Les jeux vendus en boutique sont commandés parce que le ludicaire espère et pense faire une vente et que celui qui achète le jeu le jouera. Quand Descartes sortait à l’époque Mare Nostrum (10000 boites, extension 3000) en boutique et qu’il était acheté par le client final, le jeu était joué et c’est sans doute le cas pour le jeu de la personne rencontré sur le festival même si il s’écoule mal compte tenu du contexte. Paradoxalement, je ne suis pas sur que de gros KS soit beaucoup plus joué mais dans le deuxième cas, il y a in fine plus de vente, plus de succès financier. D’autre part, il y a le biais cognitif qui pousse aussi ces acheteurs a jouer au moins un peu à leur jeu payé une blinde même s’ils n’aiment pas : on a toujours du mal à accepter que l’on se trompe ou à préférer un jeu aussi bien 3X moins cher. Une vidéo parle très bien de ce biais cognitif notamment des coûts irrécupérables : https://www.youtube.com/watch?v=GCmfXMMhRzk
Le jeu va peut-être mettre du temps à s’écouler pour celui de cette personne mais sur un temps long, il y aura plus de joueur peut-être. Paradoxalement, il aurait pu faire un mini KS/ululue, financer le jeu mais qui restera dans l’ombre tout autant. Le problème est qu’un jeu n’a pas beaucoup de temps aujourd’hui pour faire sa place car je cite Bruno (voir l’interview), une nouveauté en chasse une autre.

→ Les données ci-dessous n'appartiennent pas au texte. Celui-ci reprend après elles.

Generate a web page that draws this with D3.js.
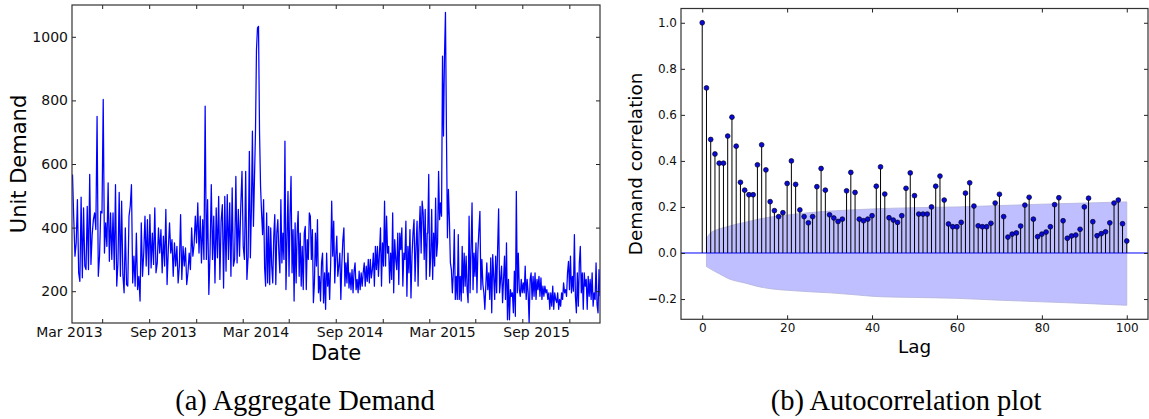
<!DOCTYPE html>
<html><head><meta charset="utf-8">
<script src="https://cdn.jsdelivr.net/npm/d3@7"></script>
<style>body{margin:0;background:#fff}svg{display:block}</style>
</head><body>
<svg id="c" width="1149" height="419"></svg>
<script>
// ---------- DATA: left panel (aggregate daily demand) ----------
const demand2013 = [567,430,310,352,488,258,231,496,242,462,279,268,467,268,567,284,378,425,446,394,750,247,310,451,446,803,320,415,341,541,294,446,300,446,268,535,216,289,511,247,483,252,195,399,221,216,436,467,535,226,310,216,383,205,247,169,415,247,320,436,279,425,252,441,273,383,284,462,258,289,399,320,394,258,373,279,457,221,331,415,320,362,247,352,279,341,226,279,441,237,341,279,336,221,258,320,268,399,310,347,436,352,478,320,436,289,425,300,782,300,488,190,320,535,300,436,226,462,305,498,237,420,472,210,498,263,504,300,478,247,525,279,300,561,289,457,310,467,577,341,300,577,237,310,640];
const demand2014 = [305,457,703,404,551,698,960,1028,1033,700,530,446,378,488,273,216,446,226,404,221,399,279,226,373,441,221,383,425,320,258,488,289,383,300,672,205,362,514,247,441,561,258,394,169,415,226,383,451,247,383,216,341,205,383,404,205,362,300,446,436,300,394,164,226,383,279,425,195,247,169,289,320,163,258,143,320,216,258,174,289,483,310,420,226,310,373,247,279,320,174,289,362,399,216,289,226,320,210,258,205,268,195,263,289,205,237,195,263,205,258,216,258,289,216,279,231,300,226,300,242,268,320,216,341,268,341,247,320,399,216,352,279,483,279,436,320,341,226,320,237,446,195,362,300,268,383,221,383,331,399,216,320,300,420,184,341,258,394,179,310,383,425,231,341,420,216,383,467,320,483,446,300,457,237,383];
const demand2015 = [383,567,247,310,457,237,383,279,493,310,352,577,425,478,436,939,688,939,1077,698,368,520,425,289,268,195,258,394,174,247,174,378,174,247,169,341,195,320,216,310,205,164,436,195,331,478,205,320,247,352,195,331,394,451,205,300,221,195,143,216,289,205,258,174,305,132,315,247,174,310,195,336,459,195,237,279,164,237,310,174,352,110,237,110,205,184,195,132,263,121,514,195,320,205,184,237,195,226,195,279,174,237,195,100,237,258,174,247,184,258,174,237,205,247,184,242,174,216,184,216,195,205,174,195,143,195,153,216,143,195,174,164,195,143,174,153,195,174,226,195,205,184,258,294,205,310,195,247,200,378,184,132,258,153,289,341,195,258,143,258,216,237,143,247,184,237,174,258,153,195,174,289,158,132,268,184];
const segmentStart = ["2013-01-02", "2013-12-16", "2014-11-28"];
const segmentEnd   = ["2013-12-14", "2014-11-27", "2015-10-31"];
const dateDomain = ["2013-01-01", "2015-10-31"];
const dateTicks = ["2013-03-01","2013-06-01","2013-09-01","2013-12-01","2014-03-01","2014-06-01","2014-09-01","2014-12-01","2015-03-01","2015-06-01","2015-09-01"];
const dateTickLabels = ["Mar 2013","","Sep 2013","","Mar 2014","","Sep 2014","","Mar 2015","","Sep 2015"];
const demandDomain = [100, 1100];
const demandTicks = [200, 400, 600, 800, 1000];

// ---------- DATA: right panel (autocorrelation, lags 0..100) ----------
const acf = [1.0,0.717,0.493,0.43,0.39,0.39,0.508,0.59,0.464,0.307,0.273,0.253,0.253,0.383,0.47,0.361,0.223,0.184,0.158,0.175,0.302,0.40,0.298,0.187,0.158,0.131,0.158,0.288,0.367,0.273,0.166,0.152,0.137,0.147,0.27,0.35,0.263,0.147,0.14,0.147,0.162,0.29,0.374,0.256,0.153,0.143,0.133,0.162,0.281,0.348,0.249,0.169,0.169,0.169,0.2,0.29,0.334,0.23,0.126,0.114,0.114,0.133,0.26,0.305,0.204,0.118,0.114,0.114,0.129,0.217,0.255,0.158,0.069,0.082,0.087,0.117,0.208,0.242,0.147,0.071,0.082,0.091,0.114,0.21,0.24,0.14,0.064,0.074,0.078,0.103,0.2,0.238,0.136,0.075,0.084,0.092,0.131,0.217,0.23,0.127,0.052];
const bandLags  = [1,2,3,4,5,6,8,10,13,16,20,25,30,35,42,50,60,70,80,90,100];
const bandUpper = [0.064,0.088,0.098,0.105,0.11,0.115,0.125,0.133,0.146,0.156,0.165,0.175,0.182,0.187,0.193,0.197,0.2,0.206,0.212,0.217,0.222];
const bandLower = [-0.059,-0.07,-0.08,-0.09,-0.1,-0.11,-0.122,-0.13,-0.145,-0.155,-0.162,-0.168,-0.173,-0.18,-0.19,-0.193,-0.197,-0.205,-0.212,-0.219,-0.227];
const lagDomain = [-5, 105];
const lagTicks = [0, 20, 40, 60, 80, 100];
const corrDomain = [-0.288, 1.062];
const corrTicks = [-0.2, 0.0, 0.2, 0.4, 0.6, 0.8, 1.0];

// ---------- DRAW ----------
const svg = d3.select("#c");
svg.append("rect").attr("width",1149).attr("height",419).attr("fill","#fff");
const SANS = "DejaVu Sans, sans-serif";
const parse = d3.utcParse("%Y-%m-%d");

function styleAxis(g, size){
  g.attr("font-family", SANS).attr("font-size", size).attr("color", "#222");
  g.select(".domain").remove();
  g.selectAll(".tick line").attr("stroke-width", 1);
  g.selectAll("text").attr("fill", "#111");
}

// Left panel
const L = {x0:72, x1:600, y0:5, y1:323};
const xT = d3.scaleUtc().domain(dateDomain.map(parse)).range([L.x0, L.x1]);
const yD = d3.scaleLinear().domain(demandDomain).range([L.y1, L.y0]);

const series = [];
[demand2013, demand2014, demand2015].forEach((vals, i) => {
  const t0 = parse(segmentStart[i]).getTime(), t1 = parse(segmentEnd[i]).getTime();
  vals.forEach((v, k) => series.push({t: new Date(t0 + (t1 - t0) * k / (vals.length - 1)), v}));
});

svg.append("clipPath").attr("id","clipL").append("rect")
  .attr("x",L.x0).attr("y",L.y0).attr("width",L.x1-L.x0).attr("height",L.y1-L.y0);
svg.append("path").datum(series)
  .attr("clip-path","url(#clipL)")
  .attr("fill","none").attr("stroke","#0000ff").attr("stroke-width",1.25).attr("stroke-linejoin","round")
  .attr("d", d3.line().x(d => xT(d.t)).y(d => yD(d.v)));

const tickDates = dateTicks.map(parse);
let g = svg.append("g").attr("transform",`translate(0,${L.y1})`)
  .call(d3.axisBottom(xT).tickValues(tickDates).tickSize(-4).tickFormat((d,i)=>dateTickLabels[i]));
styleAxis(g, 14);
g.selectAll("text").attr("text-anchor","end").attr("y",14).attr("dy",0).attr("x",0);
g = svg.append("g").attr("transform",`translate(0,${L.y0})`)
  .call(d3.axisTop(xT).tickValues(tickDates).tickSize(-4).tickFormat(""));
styleAxis(g, 14);
g = svg.append("g").attr("transform",`translate(${L.x0},0)`)
  .call(d3.axisLeft(yD).tickValues(demandTicks).tickSize(-4).tickPadding(4).tickFormat(d3.format("d")));
styleAxis(g, 14);
g = svg.append("g").attr("transform",`translate(${L.x1},0)`)
  .call(d3.axisRight(yD).tickValues(demandTicks).tickSize(-4).tickFormat(""));
styleAxis(g, 14);
svg.append("rect").attr("x",L.x0).attr("y",L.y0).attr("width",L.x1-L.x0).attr("height",L.y1-L.y0)
  .attr("fill","none").attr("stroke","#333").attr("stroke-width",1.2);

svg.append("text").attr("transform",`translate(26,${(L.y0+L.y1)/2}) rotate(-90)`)
  .attr("text-anchor","middle").attr("font-family",SANS).attr("font-size",21).text("Unit Demand");
svg.append("text").attr("x",(L.x0+L.x1)/2).attr("y",360)
  .attr("text-anchor","middle").attr("font-family",SANS).attr("font-size",21).text("Date");

// Right panel
const R = {x0:681, x1:1148, y0:8.5, y1:319.3};
const xL = d3.scaleLinear().domain(lagDomain).range([R.x0, R.x1]);
const yC = d3.scaleLinear().domain(corrDomain).range([R.y1, R.y0]);

const band = bandLags.map((l,i) => ({lag:l, hi:bandUpper[i], lo:bandLower[i]}));
svg.append("path").datum(band)
  .attr("fill","#bfbfff").attr("stroke","#b4b4dc").attr("stroke-width",0.8)
  .attr("d", d3.area().x(d=>xL(d.lag)).y0(d=>yC(d.lo)).y1(d=>yC(d.hi)).curve(d3.curveMonotoneX));

svg.append("line").attr("x1",R.x0).attr("x2",R.x1).attr("y1",yC(0)).attr("y2",yC(0))
  .attr("stroke","#0000ff").attr("stroke-width",1);

const acfData = acf.map((v,i)=>({lag:i, v}));
svg.append("g").selectAll("line").data(acfData).join("line")
  .attr("x1",d=>xL(d.lag)).attr("x2",d=>xL(d.lag))
  .attr("y1",yC(0)).attr("y2",d=>yC(d.v))
  .attr("stroke","#000").attr("stroke-width",1);
svg.append("g").selectAll("circle").data(acfData).join("circle")
  .attr("cx",d=>xL(d.lag)).attr("cy",d=>yC(d.v)).attr("r",2.4)
  .attr("fill","#0a0ad8").attr("stroke","#000020").attr("stroke-width",0.7);

g = svg.append("g").attr("transform",`translate(0,${R.y1})`)
  .call(d3.axisBottom(xL).tickValues(lagTicks).tickSize(-4).tickFormat(d3.format("d")));
styleAxis(g, 12);
g.selectAll("text").attr("y",13).attr("dy",0);
g = svg.append("g").attr("transform",`translate(0,${R.y0})`)
  .call(d3.axisTop(xL).tickValues(lagTicks).tickSize(-4).tickFormat(""));
styleAxis(g, 12);
g = svg.append("g").attr("transform",`translate(${R.x0},0)`)
  .call(d3.axisLeft(yC).tickValues(corrTicks).tickSize(-4).tickPadding(4).tickFormat(d=>d3.format(".1f")(Math.abs(d))));
styleAxis(g, 12);
g.selectAll("text").filter(d=>d<0).each(function(d){
  const t = d3.select(this);
  const s = t.text();
  t.text("");
  t.append("tspan").attr("font-weight","bold").text("\u2212");
  t.append("tspan").text(s);
});
g = svg.append("g").attr("transform",`translate(${R.x1},0)`)
  .call(d3.axisRight(yC).tickValues(corrTicks).tickSize(-4).tickFormat(""));
styleAxis(g, 12);
svg.append("rect").attr("x",R.x0).attr("y",R.y0).attr("width",R.x1-R.x0).attr("height",R.y1-R.y0)
  .attr("fill","none").attr("stroke","#333").attr("stroke-width",1.2);

svg.append("text").attr("transform",`translate(642,${(R.y0+R.y1)/2}) rotate(-90)`)
  .attr("text-anchor","middle").attr("font-family",SANS).attr("font-size",18.4).text("Demand correlation");
svg.append("text").attr("x",(R.x0+R.x1)/2).attr("y",353)
  .attr("text-anchor","middle").attr("font-family",SANS).attr("font-size",18.4).text("Lag");

// Captions
const SERIF = "Liberation Serif, Times New Roman, serif";
svg.append("text").attr("x",305).attr("y",410).attr("text-anchor","middle")
  .attr("font-family",SERIF).attr("font-size",28.5).text("(a) Aggregate Demand");
svg.append("text").attr("x",906).attr("y",410).attr("text-anchor","middle")
  .attr("font-family",SERIF).attr("font-size",28.5).text("(b) Autocorrelation plot");
</script>
</body></html>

Le panier a 350€, ce n’est pas pour le jeu « expert », c’est pour le jeu de figurines. Le métier de Monolith, c’est le jeu à figurine, pas le jeu « expert ».

Il m’arrive d’acheter sur ks des jeux plus « de niche » que expert, ou des experts qui ensuite sortent en boutique, ce n’est pas 350€.

Oui les jeux marrons se situent sur des prix plus raisonnables entre 60 et 100€ :
Un Quined Game type Carnegie : 60
Un Puerto Rico chez Awaken Realms : 100

Après il y a des exceptions, certes, mais on est loin des 300 balles.